▶ **GOAL OF THE EXERCISE**
Reproduce the listing word for word. Skip any image.
[Start GIVEN DATA]
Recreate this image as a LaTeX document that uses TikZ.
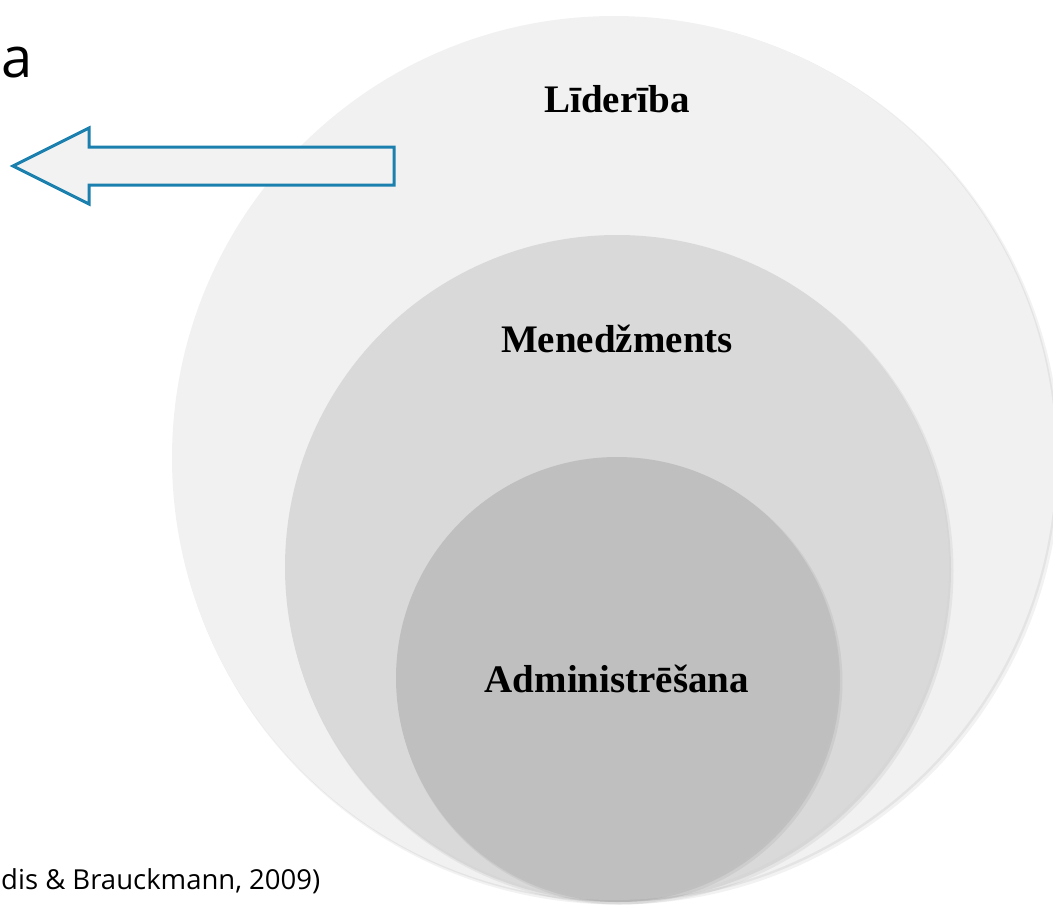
\documentclass[tikz,border=0pt]{standalone}
\usepackage{fontspec}
\setmainfont{Liberation Serif}
\newfontfamily\uifont{Open Sans}
\definecolor{ringA}{HTML}{F1F1F1}
\definecolor{ringB}{HTML}{D9D9D9}
\definecolor{ringC}{HTML}{BFBFBF}
\definecolor{arrowblue}{HTML}{1B80AE}
\definecolor{arrowfill}{HTML}{F2F2F2}
\begin{document}
\begin{tikzpicture}[x=1pt,y=-1pt,
  lbl/.style={font=\bfseries\fontsize{39}{46}\selectfont, text=black, inner sep=0pt, anchor=base},
  shadowA/.style={fill=black, opacity=0.05},
  shadowB/.style={fill=black, opacity=0.06}]
\useasboundingbox (0,0) rectangle (1053,906);
\clip (0,0) rectangle (1053,906);
% outer ring
\fill[shadowA] (617,461) circle[radius=443.5pt];
\fill[shadowB] (615.5,459.5) circle[radius=442.5pt];
\fill[ringA] (614,458) circle[radius=442pt];
% middle ring
\fill[shadowA] (620,571) circle[radius=333.5pt];
\fill[shadowB] (618.5,569.5) circle[radius=332.5pt];
\fill[ringB] (617,567) circle[radius=332pt];
% inner ring
\fill[shadowA] (620,682) circle[radius=222.5pt];
\fill[shadowB] (618.5,680.5) circle[radius=221.5pt];
\fill[ringC] (617,678) circle[radius=221pt];
% labels
\node[lbl] (lid) at (617,112) {Līderība};
\node[lbl] (men) at (617,352) {Menedžments};
\node[lbl] (adm) at (617,692) {Administrēšana};
% arrow
\draw[arrowblue, line width=3pt, fill=arrowfill, line join=miter]
  (394,147) -- (89,147) -- (89,128) -- (13,166) -- (89,204) -- (89,185) -- (394,185) -- cycle;
% texts at the edges
\node[font=\uifont\fontsize{56}{60}\selectfont, anchor=base west, inner sep=0pt] (ttl) at (1,77) {a};
\node[font=\uifont\fontsize{27.5}{33}\selectfont, anchor=base west, inner sep=0pt] (src) at (1,889) {dis \& Brauckmann, 2009)};
\end{tikzpicture}
\end{document}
[End GIVEN DATA]
▶ **FULL ANSWER**
Recreate this image as a LaTeX document that uses TikZ.
\documentclass[tikz,border=0pt]{standalone}
\usepackage{fontspec}
\setmainfont{Liberation Serif}
\newfontfamily\uifont{Open Sans}
\definecolor{ringA}{HTML}{F1F1F1}
\definecolor{ringB}{HTML}{D9D9D9}
\definecolor{ringC}{HTML}{BFBFBF}
\definecolor{arrowblue}{HTML}{1B80AE}
\definecolor{arrowfill}{HTML}{F2F2F2}
\begin{document}
\begin{tikzpicture}[x=1pt,y=-1pt,
  lbl/.style={font=\bfseries\fontsize{39}{46}\selectfont, text=black, inner sep=0pt, anchor=base},
  shadowA/.style={fill=black, opacity=0.05},
  shadowB/.style={fill=black, opacity=0.06}]
\useasboundingbox (0,0) rectangle (1053,906);
\clip (0,0) rectangle (1053,906);
% outer ring
\fill[shadowA] (617,461) circle[radius=443.5pt];
\fill[shadowB] (615.5,459.5) circle[radius=442.5pt];
\fill[ringA] (614,458) circle[radius=442pt];
% middle ring
\fill[shadowA] (620,571) circle[radius=333.5pt];
\fill[shadowB] (618.5,569.5) circle[radius=332.5pt];
\fill[ringB] (617,567) circle[radius=332pt];
% inner ring
\fill[shadowA] (620,682) circle[radius=222.5pt];
\fill[shadowB] (618.5,680.5) circle[radius=221.5pt];
\fill[ringC] (617,678) circle[radius=221pt];
% labels
\node[lbl] (lid) at (617,112) {Līderība};
\node[lbl] (men) at (617,352) {Menedžments};
\node[lbl] (adm) at (617,692) {Administrēšana};
% arrow
\draw[arrowblue, line width=3pt, fill=arrowfill, line join=miter]
  (394,147) -- (89,147) -- (89,128) -- (13,166) -- (89,204) -- (89,185) -- (394,185) -- cycle;
% texts at the edges
\node[font=\uifont\fontsize{56}{60}\selectfont, anchor=base west, inner sep=0pt] (ttl) at (1,77) {a};
\node[font=\uifont\fontsize{27.5}{33}\selectfont, anchor=base west, inner sep=0pt] (src) at (1,889) {dis \& Brauckmann, 2009)};
\end{tikzpicture}
\end{document}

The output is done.